I actually feel relieved when I hear him working himself up into a good cry these days, because the older he gets the less he tends to cry, but I know how restorative it is.
I think he was triggered by making a mistake with his device that he knew his dad would be able to sort out, but I wouldn’t. Of course the device was just a pretext to hang some feelings about not having access to both parents all the time.
I moved in close and said “I see you are so upset”
He continued howling.
“I’m right here sweetheart.”
And eventually he managed to stutter “I miss daddy!”
“I know baby, you miss you daddy so much ” and I continue to listen for a good 20 minutes as he climbed into my arms and howled, brokenheartedly for his dad.
“You love your daddy so much, you wish he was she was here.”
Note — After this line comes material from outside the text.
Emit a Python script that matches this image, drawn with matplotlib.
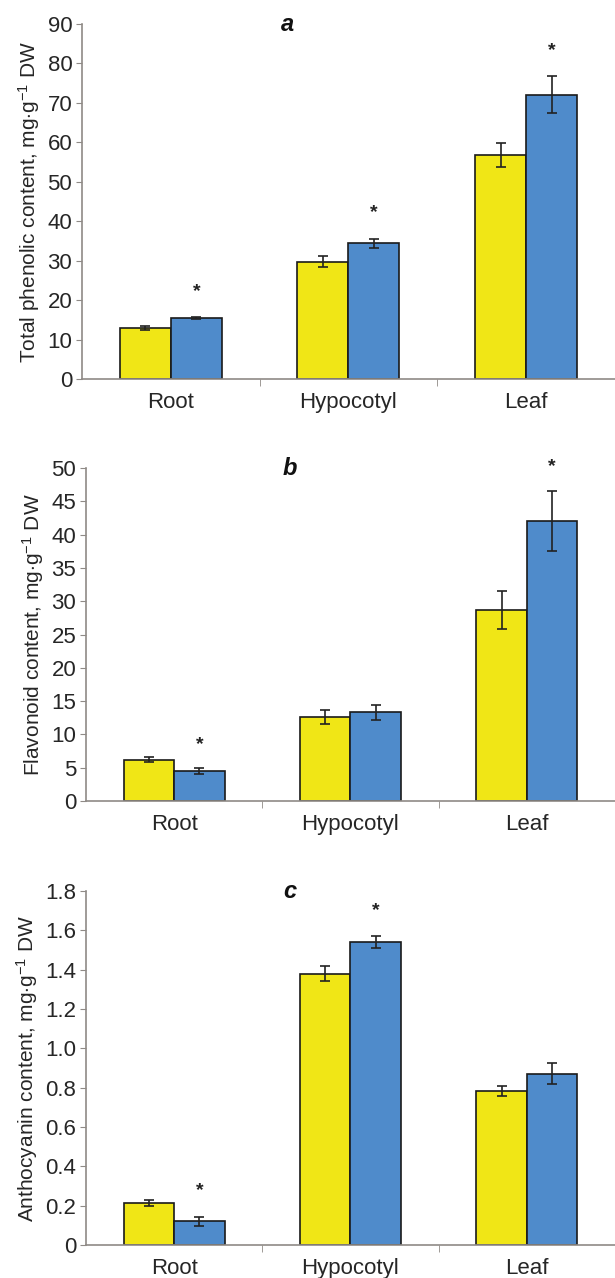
"""
Phenolic / flavonoid / anthocyanin content by organ
"""

import matplotlib
matplotlib.use("Agg")
import matplotlib.pyplot as plt
import numpy as np

plt.rcParams['font.family'] = ['Liberation Sans', 'DejaVu Sans']
plt.rcParams['mathtext.fontset'] = 'custom'
plt.rcParams['mathtext.rm'] = 'Liberation Sans'
plt.rcParams['mathtext.it'] = 'Liberation Sans:italic'

categories = ['Root', 'Hypocotyl', 'Leaf']

# panel a - total phenolic content
phen_yellow = [13.0, 29.8, 56.8]
phen_yellow_err = [0.5, 1.3, 3.0]
phen_blue = [15.4, 34.4, 72.1]
phen_blue_err = [0.3, 1.2, 4.6]
phen_star = [True, True, True]

# panel b - flavonoid content
flav_yellow = [6.2, 12.6, 28.7]
flav_yellow_err = [0.4, 1.1, 2.9]
flav_blue = [4.5, 13.3, 42.1]
flav_blue_err = [0.45, 1.15, 4.5]
flav_star = [True, False, True]

# panel c - anthocyanin content
anth_yellow = [0.215, 1.38, 0.784]
anth_yellow_err = [0.015, 0.038, 0.027]
anth_blue = [0.122, 1.542, 0.872]
anth_blue_err = [0.023, 0.031, 0.053]
anth_star = [True, True, False]

phen_ticks = [0, 10, 20, 30, 40, 50, 60, 70, 80, 90]
flav_ticks = [0, 5, 10, 15, 20, 25, 30, 35, 40, 45, 50]
anth_ticks = [0, 0.2, 0.4, 0.6, 0.8, 1.0, 1.2, 1.4, 1.6, 1.8]
anth_ticklabels = ['0', '0.2', '0.4', '0.6', '0.8', '1.0', '1.2', '1.4', '1.6', '1.8']

YELLOW = '#f0e616'
BLUE = '#4f8bcb'
AXIS_GRAY = '#8f8a86'
TEXT = '#262626'

fig = plt.figure(figsize=(6.15, 12.78), dpi=100)

unit = r' mg$\cdot$g$^{\mathregular{-1}}$ DW'
panels = [
    ([0.1333, 0.7034, 0.8667, 0.2778], 'a', phen_yellow, phen_yellow_err, phen_blue, phen_blue_err,
     phen_star, phen_ticks, [str(t) for t in phen_ticks],
     'Total phenolic content,' + unit),
    ([0.1398, 0.3732, 0.8602, 0.2606], 'b', flav_yellow, flav_yellow_err, flav_blue, flav_blue_err,
     flav_star, flav_ticks, [str(t) for t in flav_ticks],
     'Flavonoid content,' + unit),
    ([0.1398, 0.0258, 0.8602, 0.2770], 'c', anth_yellow, anth_yellow_err, anth_blue, anth_blue_err,
     anth_star, anth_ticks, anth_ticklabels,
     'Anthocyanin content,' + unit),
]

w = 0.287
x = np.arange(len(categories))

for rect, letter, yv, ye, bv, be, stars, ticks, ticklabels, ylabel in panels:
    ax = fig.add_axes(rect)
    ymax = ticks[-1]
    ax.bar(x - w / 2, yv, w, color=YELLOW, edgecolor='#1a1a1a', linewidth=1.2, zorder=2)
    ax.bar(x + w / 2, bv, w, color=BLUE, edgecolor='#1a1a1a', linewidth=1.2, zorder=2)
    ax.errorbar(x - w / 2, yv, yerr=ye, fmt='none', ecolor='#222222', elinewidth=1.2,
                capsize=3.5, capthick=1.2, zorder=3)
    ax.errorbar(x + w / 2, bv, yerr=be, fmt='none', ecolor='#222222', elinewidth=1.2,
                capsize=3.5, capthick=1.2, zorder=3)

    # significance stars above the blue bars
    for i, s in enumerate(stars):
        if s:
            ax.text(x[i] + w / 2, bv[i] + be[i] + 0.072 * ymax, '*', ha='center', va='center',
                    fontsize=14, fontweight='bold', color='#222222')

    ax.set_xlim(-0.5, 2.5)
    ax.set_ylim(0, ymax)
    ax.set_yticks(ticks)
    ax.set_yticklabels(ticklabels, fontsize=16, color=TEXT)
    ax.set_xticks(x)
    ax.set_xticklabels(categories, fontsize=16, color=TEXT)
    ax.set_xticks([0.5, 1.5], minor=True)
    ax.tick_params(axis='x', which='major', length=0, pad=9)
    ax.tick_params(axis='x', which='minor', length=5, color=AXIS_GRAY, direction='out')
    ax.tick_params(axis='y', length=4, color=AXIS_GRAY, direction='out', pad=3)
    ax.set_ylabel(ylabel, fontsize=15, color=TEXT, labelpad=4)

    for side in ['top', 'right']:
        ax.spines[side].set_visible(False)
    for side in ['left', 'bottom']:
        ax.spines[side].set_color(AXIS_GRAY)
        ax.spines[side].set_linewidth(1.2)

    ax.text(0.385, 1.0, letter, transform=ax.transAxes, ha='center', va='center',
            fontsize=17, fontweight='bold', fontstyle='italic', color='#111111')

fig.savefig('out.png', dpi=100)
“I want to go to his house, I need his cuddles, I can’t wait six days to see him!”
“It feels too long, huh?”
Bringing Up Feelings of Inadequacy Clears Them
After a while, we phoned his dad who also listened and said he would let us know whether he could pick our boy up. After we hung up the phone, my son sobbed even harder. He threw his pillow on the floor saying “I don’t deserve it, I don’t deserve a nice bed.”
I reassured him that he is a good kid and that he definitely deserves all good things he has. He began to despair about the unkind things he said to his father, saying he was a horrible child and his daddy was so kind. He then ran and lay on the hard kitchen floor, saying that’s what he deserved.
I followed and sat with him. I maintained the idea that he is good, that he deserves so much and that I would make sure he had a good comfy bed.
The cry gave him a chance to offload a good lot of hurt around feeling bad. “This is a test for how much dad loves me,” he said, while I affirmed, “No sweetheart. Whether your dad comes or not we both love you very much. He might not be able to come but he still loves you. You are a good kid.”
After some time his dad said he was on his way.
Cheered up immensely, my son snuggled into my arms waiting, but it would equally have been fine if his dad couldn’t come. What was important was that he got to offload the feelings around separation and his sense of feeling bad and wrong.
I can see this as essential preparation for the beginning of a new school term, where he will have large chunks of the day away from us, as well as plenty of messages about being “bad.”